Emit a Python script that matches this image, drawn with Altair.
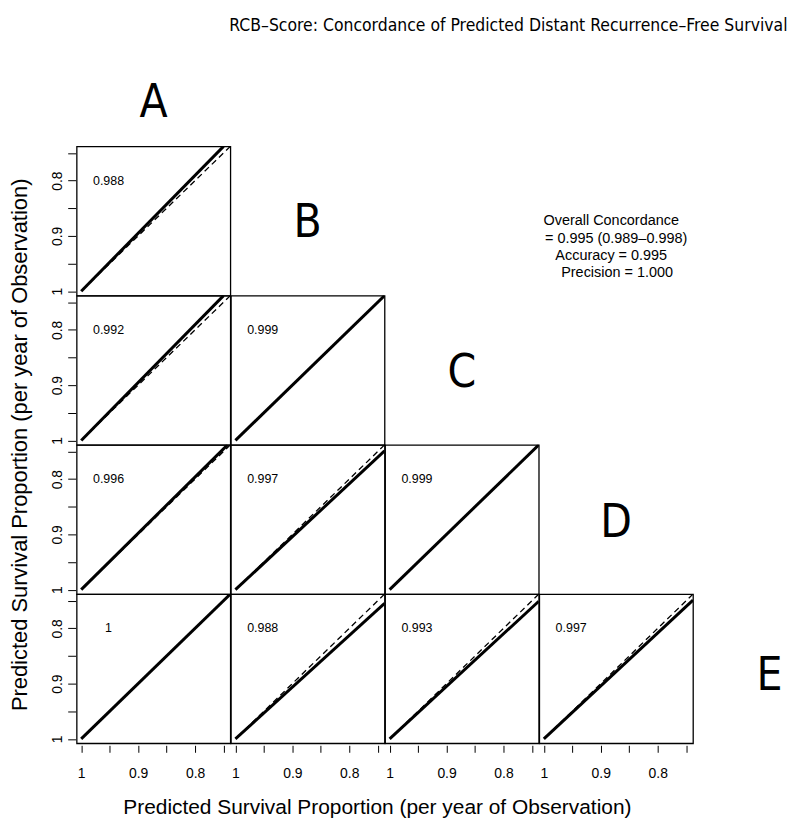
import altair as alt
import pandas as pd

# ---------------- text ----------------
TITLE = "RCB–Score: Concordance of Predicted Distant Recurrence–Free Survival"
AXIS_TITLE = "Predicted Survival Proportion (per year of Observation)"

# ---------------- panel data ----------------
panel_row = [1, 2, 2, 3, 3, 3, 4, 4, 4, 4]
panel_col = [1, 1, 2, 1, 2, 3, 1, 2, 3, 4]
concordance = ["0.988", "0.992", "0.999", "0.996", "0.997", "0.999", "1", "0.988", "0.993", "0.997"]
solid_x_start = 1.0
solid_y_start = 1.0
solid_x_end = [0.750, 0.750, 0.738, 0.743, 0.738, 0.738, 0.738, 0.738, 0.738, 0.738]
solid_y_end = [0.738, 0.738, 0.738, 0.738, 0.749, 0.738, 0.738, 0.755, 0.751, 0.749]
# reference (dashed) identity line
ref_x = [1.0, 0.738]
ref_y = [1.0, 0.738]
# concordance label position (data units)
label_x = 0.952
label_y = 0.80

tick_values = [1.0, 0.95, 0.9, 0.85, 0.8, 0.75]
label_values = [1.0, 0.9, 0.8]
axis_domain = [1.008, 0.738]

# ---------------- annotations (fractions of their cell) ----------------
letters = ["A", "B", "C", "D", "E"]
letter_x = [0.184, 0.5, 0.5, 0.5, 0.78]
letter_y = [0.687, 0.513, 0.52, 0.527, 0.547]

overall_lines = ["Overall Concordance", "= 0.995 (0.989–0.998)", "Accuracy = 0.995", "Precision = 1.000"]
overall_x = [0.468, 0.50, 0.468, 0.506]
overall_y = [0.50, 0.62, 0.733, 0.847]

title_pos = (0.639, 0.112)
ytitle_pos = (0.25, 0.5)
xtitle_pos = (0.471, 0.80)

SANS = "Liberation Sans, Arial, sans-serif"
NARROW = "DejaVu Sans Condensed, Liberation Sans Narrow, sans-serif"

PW, PH = 154.5, 150
FULL_W = 784
YT_W = 39
E_W = 98
HEAD_H = 134
FOOT_H = 32

HIDDEN = alt.ViewBackground(stroke="transparent")
FRAME = alt.ViewBackground(stroke="black", strokeWidth=1.3)


def fx():
    return alt.Scale(domain=[0, 1], nice=False, zero=False)


def fy():
    return alt.Scale(domain=[0, 1], nice=False, zero=False, reverse=True)


def text_chart(xs, ys, texts, w, h, size, font, angle=0):
    df = pd.DataFrame({"x": xs, "y": ys, "t": texts})
    return alt.Chart(df).mark_text(
        fontSize=size, font=font, align="center", baseline="middle",
        angle=angle, color="black"
    ).encode(
        x=alt.X("x:Q", scale=fx(), axis=None),
        y=alt.Y("y:Q", scale=fy(), axis=None),
        text="t:N",
    ).properties(width=w, height=h)


def cell(chart):
    return chart.properties(view=HIDDEN)


LABEL_EXPR = f"indexof({label_values}, datum.value) >= 0 ? datum.label : ''"


def panel(i):
    r, c = panel_row[i], panel_col[i]
    if r == 4:
        xaxis = alt.Axis(values=tick_values, format="~g", labelExpr=LABEL_EXPR, title=None,
                         domain=False, grid=False, tickSize=7, tickColor="black", tickWidth=1,
                         offset=2, labelPadding=14, labelFontSize=14, labelFont=SANS,
                         labelColor="black", labelAngle=0)
        xenc = alt.X("x:Q", scale=alt.Scale(domain=axis_domain, nice=False, zero=False), axis=xaxis)
    else:
        xenc = alt.X("x:Q", scale=alt.Scale(domain=axis_domain, nice=False, zero=False), axis=None)
    if c == 1:
        yaxis = alt.Axis(values=tick_values, format="~g", labelExpr=LABEL_EXPR, title=None,
                         domain=False, grid=False, tickSize=8, tickColor="black", tickWidth=1,
                         offset=1, labelPadding=3, labelFontSize=14, labelFont=SANS,
                         labelColor="black", labelAngle=270, labelAlign="center",
                         labelBaseline="bottom")
        yenc = alt.Y("y:Q", scale=alt.Scale(domain=axis_domain, nice=False, zero=False), axis=yaxis)
    else:
        yenc = alt.Y("y:Q", scale=alt.Scale(domain=axis_domain, nice=False, zero=False), axis=None)

    solid_df = pd.DataFrame({"x": [solid_x_start, solid_x_end[i]], "y": [solid_y_start, solid_y_end[i]]})
    ref_df = pd.DataFrame({"x": ref_x, "y": ref_y})
    lab_df = pd.DataFrame({"x": [label_x], "y": [label_y], "t": [concordance[i]]})

    dashed = alt.Chart(ref_df).mark_line(color="black", strokeWidth=1.3, strokeDash=[6, 4], clip=True).encode(
        x=xenc, y=yenc, order="x:Q")
    solid = alt.Chart(solid_df).mark_line(color="black", strokeWidth=3, clip=True).encode(
        x=xenc, y=yenc)
    lab = alt.Chart(lab_df).mark_text(fontSize=12.5, font=SANS, color="black", align="center",
                                       baseline="middle").encode(x=xenc, y=yenc, text="t:N")
    return alt.layer(dashed, solid, lab).properties(width=PW, height=PH, view=FRAME)


def letter_cell(k, w=PW):
    return cell(text_chart([letter_x[k]], [letter_y[k]], [letters[k]], w, PH, 46, NARROW))


def blank(w=PW):
    return cell(text_chart([0.5], [0.5], [""], w, PH, 12, SANS))


overall = cell(text_chart(overall_x, overall_y, overall_lines, PW, PH, 14.5, SANS))

cells = [
    panel(0), letter_cell(1), blank(), overall, blank(E_W),
    panel(1), panel(2), letter_cell(2), blank(), blank(E_W),
    panel(3), panel(4), panel(5), letter_cell(3), blank(E_W),
    panel(6), panel(7), panel(8), panel(9), letter_cell(4, E_W),
]
grid = alt.concat(*cells, columns=5, spacing=0, bounds="flush")

ytitle = cell(text_chart([ytitle_pos[0]], [ytitle_pos[1]], [AXIS_TITLE], YT_W, 4 * PH, 22, SANS, angle=270))
body = alt.hconcat(ytitle, grid, spacing=0)

header = cell(alt.layer(
    text_chart([title_pos[0]], [title_pos[1]], [TITLE], FULL_W, HEAD_H, 17.5, NARROW),
    text_chart([letter_x[0]], [letter_y[0]], [letters[0]], FULL_W, HEAD_H, 46, NARROW),
))
footer = cell(text_chart([xtitle_pos[0]], [xtitle_pos[1]], [AXIS_TITLE], FULL_W, FOOT_H, 21, SANS))

chart = alt.vconcat(header, body, footer, spacing=0).properties(
    padding=0, background="white"
)

chart.save("out.html", embed_options={"renderer": "svg", "actions": False})
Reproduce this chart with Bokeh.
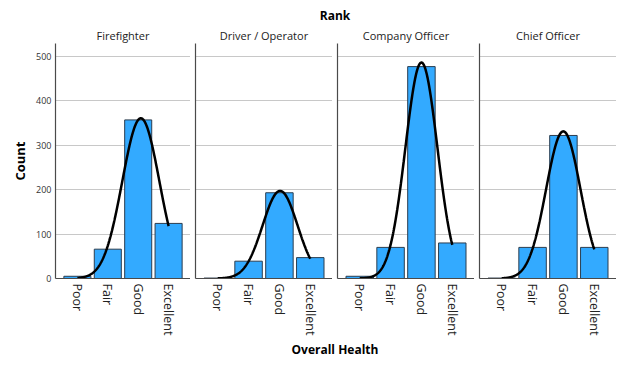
import math
import numpy as np
from bokeh.plotting import figure
from bokeh.layouts import row, column
from bokeh.models import Range1d, FixedTicker, Div
from bokeh.embed import file_html
from bokeh.resources import INLINE

# ---- data ----
health = ["Poor", "Fair", "Good", "Excellent"]
health_codes = [1, 2, 3, 4]
ranks = ["Firefighter", "Driver / Operator", "Company Officer", "Chief Officer"]
firefighter = [5, 66, 357, 124]
driver_operator = [1, 39, 193, 47]
company_officer = [5, 70, 477, 80]
chief_officer = [1, 70, 322, 70]
counts = [firefighter, driver_operator, company_officer, chief_officer]
y_ticks = [0, 100, 200, 300, 400, 500]

FONT = "Open Sans"
BAR_FILL = "#33AAFF"
BAR_LINE = "#2B3D4F"
AXIS_COL = "#4a4a4a"
GRID_COL = "#c8c8c8"

y_range = Range1d(0, 529)
frame_w, frame_h = 137, 235
top_b, bot_b = 19, 60

figs = []
for i, (name, n) in enumerate(zip(ranks, counts)):
    left_b = 45 if i == 0 else 5
    p = figure(width=left_b + frame_w, height=top_b + frame_h + bot_b,
               x_range=Range1d(0.28, 4.72), y_range=y_range,
               output_backend="svg", toolbar_location=None,
               min_border_left=left_b, min_border_right=0,
               min_border_top=top_b, min_border_bottom=bot_b,
               title=name)
    p.title.align = "center"
    p.title.text_font = FONT
    p.title.text_font_size = "11px"
    p.title.text_font_style = "normal"
    p.title.text_color = "#222222"
    p.title.standoff = 1
    p.outline_line_color = None
    p.background_fill_color = "white"
    p.border_fill_color = "white"

    x = np.array(health_codes, dtype=float)
    y = np.array(n, dtype=float)
    p.vbar(x=x, top=y, bottom=0, width=0.89, fill_color=BAR_FILL,
           line_color=BAR_LINE, line_width=1)

    # normal curve fitted to the counts
    N = y.sum()
    mu = (x * y).sum() / N
    sd = math.sqrt((x * x * y).sum() / N - mu * mu)
    xs = np.linspace(health_codes[0], health_codes[-1], 300)
    ys = N / (sd * math.sqrt(2 * math.pi)) * np.exp(-0.5 * ((xs - mu) / sd) ** 2)
    p.line(xs, ys, line_color="black", line_width=2.5)

    p.xgrid.grid_line_color = None
    p.ygrid.grid_line_color = GRID_COL
    p.ygrid.ticker = FixedTicker(ticks=y_ticks[1:])

    xa = p.xaxis[0]
    xa.ticker = FixedTicker(ticks=health_codes)
    xa.major_label_overrides = {c: h for c, h in zip(health_codes, health)}
    xa.major_label_orientation = -math.pi / 2
    xa.major_label_text_font = FONT
    xa.major_label_text_font_size = "12.5px"
    xa.major_label_text_color = "#222222"
    xa.major_label_standoff = 5
    xa.major_tick_out = 0
    xa.major_tick_in = 0
    xa.minor_tick_out = 0
    xa.minor_tick_in = 0
    xa.axis_line_color = AXIS_COL
    xa.axis_line_width = 1.2

    ya = p.yaxis[0]
    ya.axis_line_color = AXIS_COL
    ya.axis_line_width = 1.2
    ya.major_tick_out = 0
    ya.major_tick_in = 0
    ya.minor_tick_out = 0
    ya.minor_tick_in = 0
    if i == 0:
        ya.ticker = FixedTicker(ticks=y_ticks)
        ya.major_label_text_font = FONT
        ya.major_label_text_font_size = "9px"
        ya.major_label_text_color = "#333333"
        ya.major_label_standoff = 4
        ya.axis_label = "Count"
        ya.axis_label_text_font = FONT
        ya.axis_label_text_font_size = "13px"
        ya.axis_label_text_font_style = "bold"
        ya.axis_label_text_color = "black"
        ya.axis_label_standoff = 4
    else:
        ya.ticker = FixedTicker(ticks=[])
        ya.major_label_standoff = 0
    figs.append(p)

title_div = Div(text=f"<div style=\"width:564px;text-align:center;font-family:'{FONT}';"
                     "font-weight:bold;font-size:12px;padding-top:8px;line-height:16px;color:black\">Rank</div>",
                width=564, height=24, margin=(0, 0, 0, 53))
xlabel_div = Div(text=f"<div style=\"width:564px;text-align:center;font-family:'{FONT}';"
                      "font-weight:bold;font-size:12px;line-height:24px;color:black\">Overall Health</div>",
                 width=564, height=24, margin=(0, 0, 0, 53))

layout = column(title_div, row(*figs, spacing=0, margin=(0, 0, 0, 8)), xlabel_div, spacing=0)

with open("out.html", "w") as f:
    f.write(file_html(layout, INLINE))
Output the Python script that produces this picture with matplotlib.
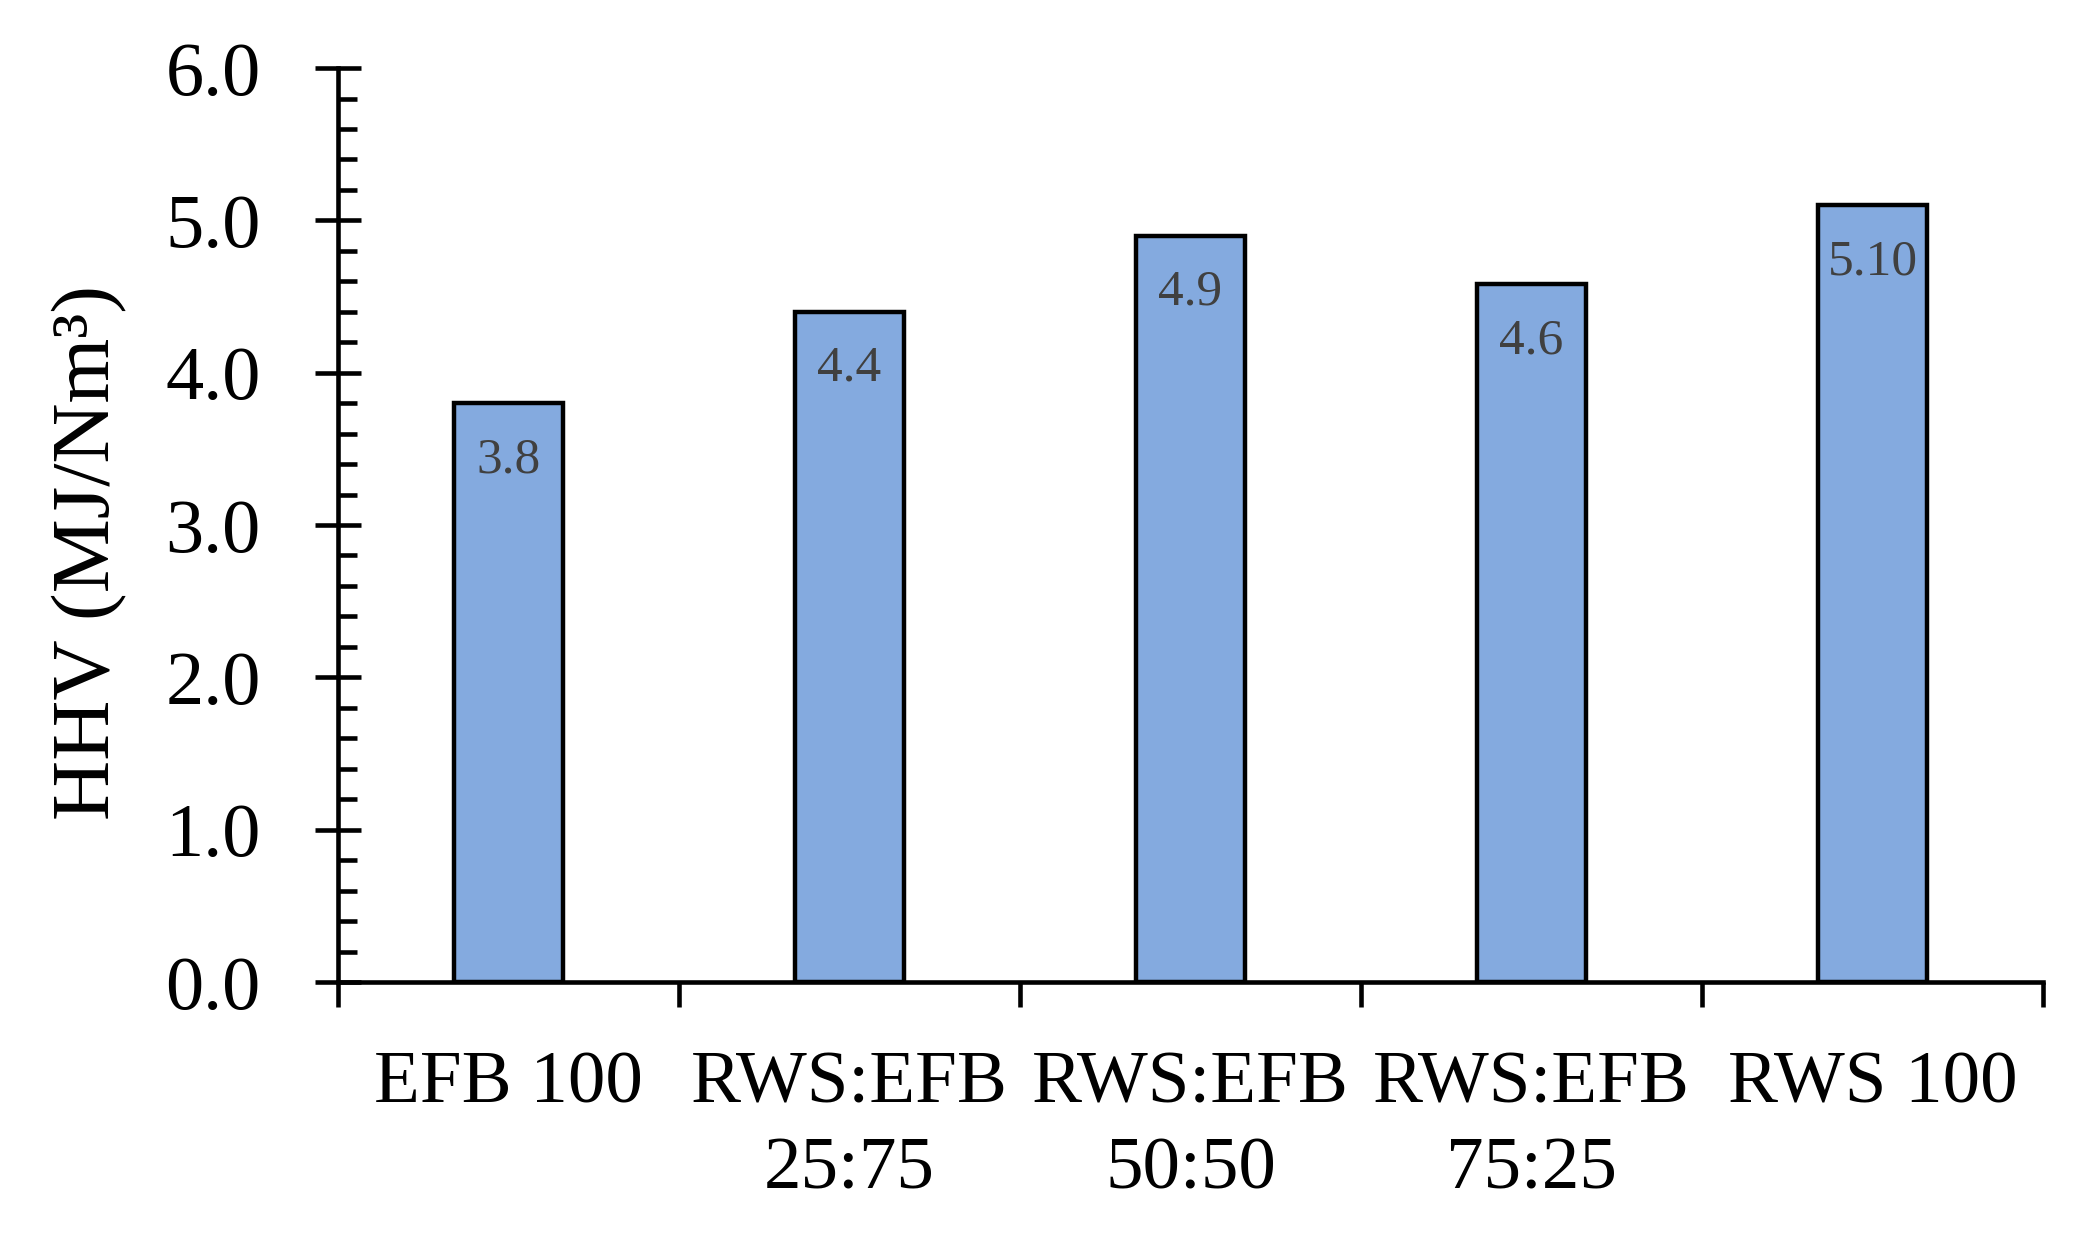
import matplotlib
matplotlib.use("Agg")
import matplotlib.pyplot as plt
from matplotlib.ticker import MultipleLocator, FixedLocator, NullFormatter

plt.rcParams['font.family'] = ['Liberation Serif', 'DejaVu Serif']

# data
categories = ["EFB 100", "RWS:EFB\n25:75", "RWS:EFB\n50:50", "RWS:EFB\n75:25", "RWS 100"]
hhv = [3.8, 4.4, 4.9, 4.58, 5.1]
bar_labels = ["3.8", "4.4", "4.9", "4.6", "5.10"]

fig = plt.figure(figsize=(20.86, 12.44), dpi=100)
ax = fig.add_axes([0.162, 0.2106, 0.8174, 0.7347])

x = list(range(len(categories)))
bars = ax.bar(x, hhv, width=0.32, color="#84AADF", edgecolor="black", linewidth=3.2, zorder=2)

# value labels just under the bar tops
for b, lab in zip(bars, bar_labels):
    ax.annotate(lab, (b.get_x() + b.get_width() / 2, b.get_height()),
                xytext=(0, -41), textcoords="offset points",
                ha="center", va="center", fontsize=37, color="#404040")

ax.set_xlim(-0.5, len(categories) - 0.5)
ax.set_ylim(0, 6)

for s in ["top", "right"]:
    ax.spines[s].set_visible(False)
for s in ["left", "bottom"]:
    ax.spines[s].set_linewidth(3.3)

# y axis: major ticks cross the axis, minor ticks inside
ax.yaxis.set_major_locator(MultipleLocator(1))
ax.yaxis.set_minor_locator(MultipleLocator(0.2))
ax.yaxis.set_major_formatter(matplotlib.ticker.FormatStrFormatter("%.1f"))
ax.tick_params(axis="y", which="major", direction="inout", length=33, width=3.3,
               labelsize=55, pad=39)
ax.tick_params(axis="y", which="minor", direction="in", length=14, width=3.3)

# x axis: ticks between categories, labels at centres
ax.xaxis.set_major_locator(FixedLocator([i - 0.5 for i in range(len(categories) + 1)]))
ax.xaxis.set_major_formatter(NullFormatter())
ax.xaxis.set_minor_locator(FixedLocator(x))
ax.set_xticklabels(categories, minor=True, fontsize=54, linespacing=1.35)
ax.tick_params(axis="x", which="major", direction="out", length=18, width=3.3)
ax.tick_params(axis="x", which="minor", length=0, pad=50)

fig.text(0.043, 0.5555, "HHV (MJ/Nm³)", rotation=90, ha="center", va="center", fontsize=60)

fig.savefig("out.png", dpi=100)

Requirements -
Give back the exact lines above, running from the one that has "Reproduce this chart with Bokeh." through the one that has "from bokeh.resources import INLINE", with nothing added and no pictures.

Answer -
Reproduce this chart with Bokeh.
import math
import numpy as np
from bokeh.plotting import figure
from bokeh.layouts import row, column
from bokeh.models import Range1d, FixedTicker, Div
from bokeh.embed import file_html
from bokeh.resources import INLINE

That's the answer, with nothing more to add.